> TASK GOAL
Find and copy each line of the records where the string "this" shows up.

> SOURCE RECORDS
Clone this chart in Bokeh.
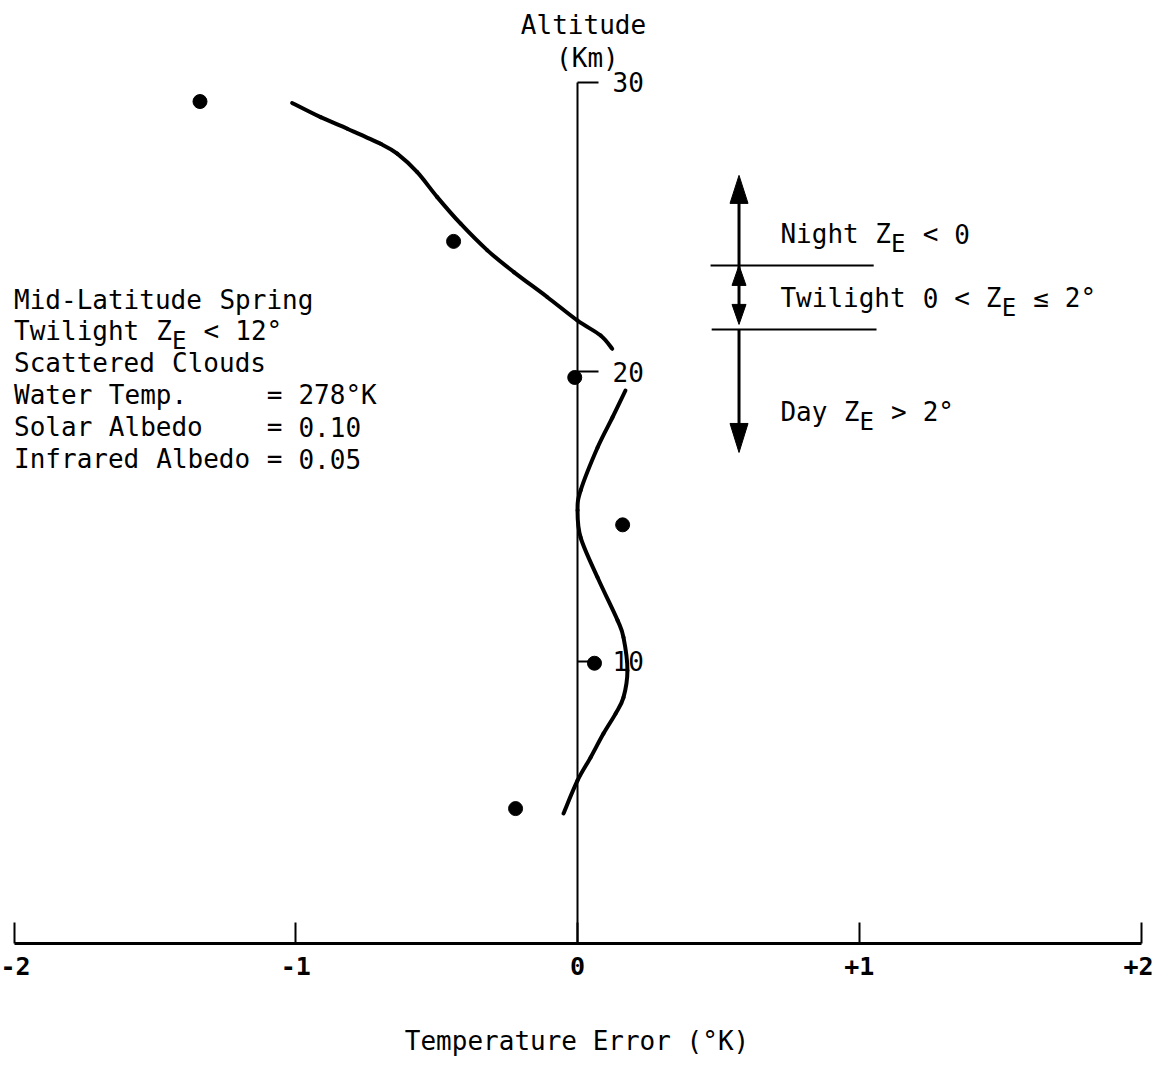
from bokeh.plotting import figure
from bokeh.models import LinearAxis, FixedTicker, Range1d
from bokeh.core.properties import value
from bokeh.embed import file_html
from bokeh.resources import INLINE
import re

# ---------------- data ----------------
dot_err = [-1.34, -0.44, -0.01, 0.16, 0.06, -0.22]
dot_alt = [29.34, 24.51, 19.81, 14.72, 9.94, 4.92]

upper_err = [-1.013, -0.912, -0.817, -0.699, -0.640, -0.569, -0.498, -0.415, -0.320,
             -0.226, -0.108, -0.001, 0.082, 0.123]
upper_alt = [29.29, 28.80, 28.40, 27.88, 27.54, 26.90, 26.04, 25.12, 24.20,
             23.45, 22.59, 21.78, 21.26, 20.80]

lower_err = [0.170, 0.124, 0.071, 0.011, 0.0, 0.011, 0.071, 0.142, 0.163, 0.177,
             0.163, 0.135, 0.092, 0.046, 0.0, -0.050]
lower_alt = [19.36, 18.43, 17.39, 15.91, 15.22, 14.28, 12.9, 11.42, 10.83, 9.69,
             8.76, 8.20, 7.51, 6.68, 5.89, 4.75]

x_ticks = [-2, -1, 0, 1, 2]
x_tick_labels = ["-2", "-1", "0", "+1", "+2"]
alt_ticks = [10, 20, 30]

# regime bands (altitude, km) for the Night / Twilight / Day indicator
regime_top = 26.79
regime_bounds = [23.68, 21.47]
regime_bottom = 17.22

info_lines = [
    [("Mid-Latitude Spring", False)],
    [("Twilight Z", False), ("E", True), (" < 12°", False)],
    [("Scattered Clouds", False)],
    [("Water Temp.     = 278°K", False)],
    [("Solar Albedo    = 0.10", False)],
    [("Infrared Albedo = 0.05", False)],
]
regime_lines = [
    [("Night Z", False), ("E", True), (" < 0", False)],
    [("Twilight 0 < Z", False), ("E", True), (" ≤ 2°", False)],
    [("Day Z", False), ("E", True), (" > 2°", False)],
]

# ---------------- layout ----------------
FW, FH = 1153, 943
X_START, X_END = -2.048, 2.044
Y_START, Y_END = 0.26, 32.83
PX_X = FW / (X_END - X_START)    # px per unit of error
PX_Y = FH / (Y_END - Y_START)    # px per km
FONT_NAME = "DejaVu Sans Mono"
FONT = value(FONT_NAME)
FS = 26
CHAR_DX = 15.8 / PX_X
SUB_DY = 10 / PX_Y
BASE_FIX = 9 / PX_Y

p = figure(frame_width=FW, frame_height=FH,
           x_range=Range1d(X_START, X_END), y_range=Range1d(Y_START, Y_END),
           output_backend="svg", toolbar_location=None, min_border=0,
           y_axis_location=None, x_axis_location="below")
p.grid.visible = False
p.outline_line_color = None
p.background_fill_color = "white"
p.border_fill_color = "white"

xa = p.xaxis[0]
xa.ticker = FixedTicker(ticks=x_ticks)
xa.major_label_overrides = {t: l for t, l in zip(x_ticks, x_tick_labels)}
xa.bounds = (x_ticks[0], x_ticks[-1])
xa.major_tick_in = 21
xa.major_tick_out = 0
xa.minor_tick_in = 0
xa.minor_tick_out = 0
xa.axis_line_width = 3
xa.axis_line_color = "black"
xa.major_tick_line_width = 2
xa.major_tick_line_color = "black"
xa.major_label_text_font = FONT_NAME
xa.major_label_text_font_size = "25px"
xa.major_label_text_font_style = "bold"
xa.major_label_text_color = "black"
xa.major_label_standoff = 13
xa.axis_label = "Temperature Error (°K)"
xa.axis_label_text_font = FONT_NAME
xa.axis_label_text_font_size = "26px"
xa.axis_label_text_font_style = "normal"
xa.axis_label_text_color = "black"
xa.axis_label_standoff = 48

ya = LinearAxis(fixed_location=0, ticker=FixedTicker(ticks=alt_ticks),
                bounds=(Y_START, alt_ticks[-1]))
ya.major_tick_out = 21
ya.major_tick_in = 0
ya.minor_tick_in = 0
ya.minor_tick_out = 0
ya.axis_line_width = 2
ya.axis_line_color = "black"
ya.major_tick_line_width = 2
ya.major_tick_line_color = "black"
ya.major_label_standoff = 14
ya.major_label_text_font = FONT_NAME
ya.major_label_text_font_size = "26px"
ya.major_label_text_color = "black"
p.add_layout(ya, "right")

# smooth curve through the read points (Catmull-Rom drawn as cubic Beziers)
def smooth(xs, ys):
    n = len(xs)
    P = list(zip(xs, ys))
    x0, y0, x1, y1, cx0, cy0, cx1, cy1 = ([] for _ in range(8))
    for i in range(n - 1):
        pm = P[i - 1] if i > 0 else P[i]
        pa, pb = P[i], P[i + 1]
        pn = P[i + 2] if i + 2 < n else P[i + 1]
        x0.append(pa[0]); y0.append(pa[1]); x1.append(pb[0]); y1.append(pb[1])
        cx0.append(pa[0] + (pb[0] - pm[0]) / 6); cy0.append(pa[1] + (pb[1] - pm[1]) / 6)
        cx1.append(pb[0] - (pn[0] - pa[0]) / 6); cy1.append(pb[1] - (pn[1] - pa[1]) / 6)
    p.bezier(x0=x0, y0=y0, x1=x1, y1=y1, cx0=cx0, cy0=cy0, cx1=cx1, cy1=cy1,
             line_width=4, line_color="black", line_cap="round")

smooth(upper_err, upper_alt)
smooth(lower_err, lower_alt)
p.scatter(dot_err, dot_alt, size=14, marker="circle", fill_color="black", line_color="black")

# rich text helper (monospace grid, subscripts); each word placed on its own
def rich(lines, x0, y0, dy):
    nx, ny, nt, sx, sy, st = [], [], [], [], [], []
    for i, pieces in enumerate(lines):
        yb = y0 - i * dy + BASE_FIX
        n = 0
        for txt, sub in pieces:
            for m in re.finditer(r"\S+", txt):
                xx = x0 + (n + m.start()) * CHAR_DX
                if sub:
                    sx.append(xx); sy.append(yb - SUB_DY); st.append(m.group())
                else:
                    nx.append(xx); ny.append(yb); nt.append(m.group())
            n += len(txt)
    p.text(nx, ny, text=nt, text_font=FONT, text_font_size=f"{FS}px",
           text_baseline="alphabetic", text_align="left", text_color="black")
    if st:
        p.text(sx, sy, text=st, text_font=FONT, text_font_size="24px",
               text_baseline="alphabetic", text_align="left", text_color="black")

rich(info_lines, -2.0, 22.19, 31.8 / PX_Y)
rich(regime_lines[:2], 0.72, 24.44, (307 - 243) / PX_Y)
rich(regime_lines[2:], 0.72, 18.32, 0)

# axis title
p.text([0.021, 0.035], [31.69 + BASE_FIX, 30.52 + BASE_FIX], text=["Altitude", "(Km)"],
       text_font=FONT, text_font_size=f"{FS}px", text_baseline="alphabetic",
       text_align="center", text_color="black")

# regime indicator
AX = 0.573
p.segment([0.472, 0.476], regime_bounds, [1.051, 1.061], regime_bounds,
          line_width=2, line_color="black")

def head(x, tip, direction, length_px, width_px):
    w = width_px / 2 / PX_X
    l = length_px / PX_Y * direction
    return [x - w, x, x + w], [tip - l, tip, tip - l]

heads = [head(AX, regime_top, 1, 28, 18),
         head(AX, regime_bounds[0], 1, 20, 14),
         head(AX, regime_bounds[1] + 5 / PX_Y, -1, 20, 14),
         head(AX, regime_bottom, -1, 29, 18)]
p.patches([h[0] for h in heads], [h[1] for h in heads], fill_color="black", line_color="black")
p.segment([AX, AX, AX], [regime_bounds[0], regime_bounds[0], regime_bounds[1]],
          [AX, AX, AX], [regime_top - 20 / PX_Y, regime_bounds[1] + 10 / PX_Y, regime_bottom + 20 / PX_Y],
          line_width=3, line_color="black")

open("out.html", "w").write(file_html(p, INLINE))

---

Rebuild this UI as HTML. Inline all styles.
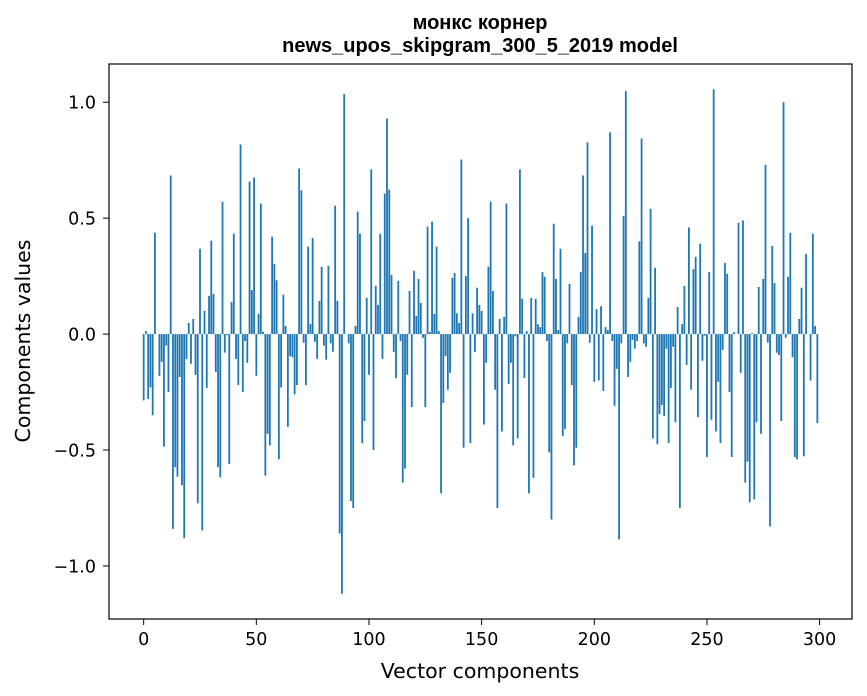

==

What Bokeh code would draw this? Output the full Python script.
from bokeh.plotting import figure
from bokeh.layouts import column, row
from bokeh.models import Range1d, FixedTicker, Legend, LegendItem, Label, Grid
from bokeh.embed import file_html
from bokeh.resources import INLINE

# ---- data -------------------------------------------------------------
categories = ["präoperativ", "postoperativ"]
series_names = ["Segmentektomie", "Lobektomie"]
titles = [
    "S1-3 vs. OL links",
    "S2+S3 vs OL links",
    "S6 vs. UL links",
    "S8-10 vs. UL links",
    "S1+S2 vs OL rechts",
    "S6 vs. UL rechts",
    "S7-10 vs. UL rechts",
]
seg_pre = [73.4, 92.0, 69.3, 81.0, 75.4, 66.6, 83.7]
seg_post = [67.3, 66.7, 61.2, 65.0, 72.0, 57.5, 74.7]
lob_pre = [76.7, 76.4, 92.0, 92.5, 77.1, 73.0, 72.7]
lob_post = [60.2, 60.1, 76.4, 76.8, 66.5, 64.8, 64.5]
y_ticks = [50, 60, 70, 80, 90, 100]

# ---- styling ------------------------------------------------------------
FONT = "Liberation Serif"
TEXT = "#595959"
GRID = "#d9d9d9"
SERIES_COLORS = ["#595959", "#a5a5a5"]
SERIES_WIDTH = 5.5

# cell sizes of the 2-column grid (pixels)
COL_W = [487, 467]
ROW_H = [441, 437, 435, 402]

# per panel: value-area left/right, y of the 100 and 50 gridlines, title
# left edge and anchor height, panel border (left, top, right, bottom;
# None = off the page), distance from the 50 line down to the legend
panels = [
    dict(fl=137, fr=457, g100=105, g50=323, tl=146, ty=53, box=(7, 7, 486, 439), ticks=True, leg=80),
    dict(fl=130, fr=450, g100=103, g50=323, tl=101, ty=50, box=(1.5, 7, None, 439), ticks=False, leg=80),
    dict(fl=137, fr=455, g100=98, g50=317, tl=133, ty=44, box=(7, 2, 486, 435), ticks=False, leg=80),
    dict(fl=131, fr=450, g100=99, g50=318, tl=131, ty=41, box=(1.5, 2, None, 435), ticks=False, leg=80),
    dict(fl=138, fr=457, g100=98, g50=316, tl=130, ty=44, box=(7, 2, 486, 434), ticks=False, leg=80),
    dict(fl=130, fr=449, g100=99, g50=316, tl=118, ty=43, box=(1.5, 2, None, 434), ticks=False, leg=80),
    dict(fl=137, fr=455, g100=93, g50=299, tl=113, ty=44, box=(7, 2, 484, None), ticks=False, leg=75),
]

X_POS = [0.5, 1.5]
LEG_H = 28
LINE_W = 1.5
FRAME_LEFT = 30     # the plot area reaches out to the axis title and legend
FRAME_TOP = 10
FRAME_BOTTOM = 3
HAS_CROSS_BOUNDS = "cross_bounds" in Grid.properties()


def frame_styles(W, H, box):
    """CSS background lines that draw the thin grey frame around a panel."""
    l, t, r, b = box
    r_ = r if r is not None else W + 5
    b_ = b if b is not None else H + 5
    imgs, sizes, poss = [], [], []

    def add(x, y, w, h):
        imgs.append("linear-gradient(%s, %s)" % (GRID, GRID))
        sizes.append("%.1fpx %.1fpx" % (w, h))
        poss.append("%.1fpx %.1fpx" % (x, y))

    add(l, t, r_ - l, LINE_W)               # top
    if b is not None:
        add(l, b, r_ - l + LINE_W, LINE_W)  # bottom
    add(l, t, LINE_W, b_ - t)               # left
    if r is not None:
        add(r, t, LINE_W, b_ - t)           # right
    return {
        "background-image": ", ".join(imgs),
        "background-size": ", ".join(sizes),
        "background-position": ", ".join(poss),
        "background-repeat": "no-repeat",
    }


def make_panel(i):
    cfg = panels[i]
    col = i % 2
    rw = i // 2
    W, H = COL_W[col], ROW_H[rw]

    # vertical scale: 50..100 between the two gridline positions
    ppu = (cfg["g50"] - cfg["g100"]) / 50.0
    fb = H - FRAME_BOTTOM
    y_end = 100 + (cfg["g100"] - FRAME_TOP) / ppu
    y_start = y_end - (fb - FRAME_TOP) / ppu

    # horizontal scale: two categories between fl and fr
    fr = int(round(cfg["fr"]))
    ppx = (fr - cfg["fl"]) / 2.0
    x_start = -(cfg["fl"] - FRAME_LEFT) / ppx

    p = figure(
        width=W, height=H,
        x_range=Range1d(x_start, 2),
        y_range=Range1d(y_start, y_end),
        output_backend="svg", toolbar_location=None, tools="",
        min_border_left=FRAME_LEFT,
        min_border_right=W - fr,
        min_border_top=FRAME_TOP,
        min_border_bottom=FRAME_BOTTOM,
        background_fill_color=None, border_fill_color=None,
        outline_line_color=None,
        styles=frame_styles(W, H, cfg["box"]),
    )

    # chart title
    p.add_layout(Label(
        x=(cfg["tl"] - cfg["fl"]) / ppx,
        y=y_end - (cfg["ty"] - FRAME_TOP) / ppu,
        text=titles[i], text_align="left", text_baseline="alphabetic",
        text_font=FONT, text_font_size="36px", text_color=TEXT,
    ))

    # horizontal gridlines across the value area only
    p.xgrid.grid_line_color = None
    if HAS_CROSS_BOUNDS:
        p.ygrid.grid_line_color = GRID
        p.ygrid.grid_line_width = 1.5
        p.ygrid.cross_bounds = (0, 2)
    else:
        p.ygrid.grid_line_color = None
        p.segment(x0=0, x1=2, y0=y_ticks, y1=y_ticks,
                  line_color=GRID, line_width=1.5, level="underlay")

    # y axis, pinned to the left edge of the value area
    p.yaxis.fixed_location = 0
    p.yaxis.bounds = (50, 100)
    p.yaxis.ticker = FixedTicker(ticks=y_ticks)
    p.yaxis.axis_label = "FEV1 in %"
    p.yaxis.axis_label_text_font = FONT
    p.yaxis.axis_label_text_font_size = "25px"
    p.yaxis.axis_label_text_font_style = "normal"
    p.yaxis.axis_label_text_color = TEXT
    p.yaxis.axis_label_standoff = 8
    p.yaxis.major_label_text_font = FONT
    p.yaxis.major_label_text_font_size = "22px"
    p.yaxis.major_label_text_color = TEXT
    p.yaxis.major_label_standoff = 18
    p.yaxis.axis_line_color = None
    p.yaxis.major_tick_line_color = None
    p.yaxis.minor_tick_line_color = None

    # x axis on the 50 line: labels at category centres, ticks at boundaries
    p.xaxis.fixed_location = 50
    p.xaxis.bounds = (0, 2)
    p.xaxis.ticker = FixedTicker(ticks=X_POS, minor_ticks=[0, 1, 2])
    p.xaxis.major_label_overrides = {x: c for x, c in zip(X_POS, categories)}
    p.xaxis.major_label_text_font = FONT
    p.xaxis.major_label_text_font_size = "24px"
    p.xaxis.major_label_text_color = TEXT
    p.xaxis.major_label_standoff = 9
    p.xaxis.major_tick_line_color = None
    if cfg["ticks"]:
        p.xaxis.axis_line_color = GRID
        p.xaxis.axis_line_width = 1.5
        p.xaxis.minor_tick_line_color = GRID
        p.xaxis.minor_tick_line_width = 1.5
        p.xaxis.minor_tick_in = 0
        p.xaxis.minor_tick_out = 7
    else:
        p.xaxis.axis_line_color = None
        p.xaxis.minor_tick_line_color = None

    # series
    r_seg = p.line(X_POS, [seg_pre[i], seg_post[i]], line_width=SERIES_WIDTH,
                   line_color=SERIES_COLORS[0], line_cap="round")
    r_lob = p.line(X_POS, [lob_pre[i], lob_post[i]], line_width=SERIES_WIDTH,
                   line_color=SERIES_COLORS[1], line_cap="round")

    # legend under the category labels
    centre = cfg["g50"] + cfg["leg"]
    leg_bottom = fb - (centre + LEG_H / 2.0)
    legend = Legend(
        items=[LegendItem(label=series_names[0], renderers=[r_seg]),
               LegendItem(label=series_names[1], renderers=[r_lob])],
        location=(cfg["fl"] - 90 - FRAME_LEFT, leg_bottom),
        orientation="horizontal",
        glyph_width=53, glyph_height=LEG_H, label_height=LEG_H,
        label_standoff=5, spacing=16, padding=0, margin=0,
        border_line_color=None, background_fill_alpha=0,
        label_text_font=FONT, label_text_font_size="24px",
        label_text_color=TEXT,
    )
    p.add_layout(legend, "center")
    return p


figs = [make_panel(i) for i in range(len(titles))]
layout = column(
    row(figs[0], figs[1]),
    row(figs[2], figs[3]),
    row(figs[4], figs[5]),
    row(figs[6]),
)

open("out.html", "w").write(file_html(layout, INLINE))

> COMPLETED EXERCISE
Clone this chart in Bokeh.
Rebuild this UI as HTML. Inline all styles.
What Bokeh code would draw this? Output the full Python script.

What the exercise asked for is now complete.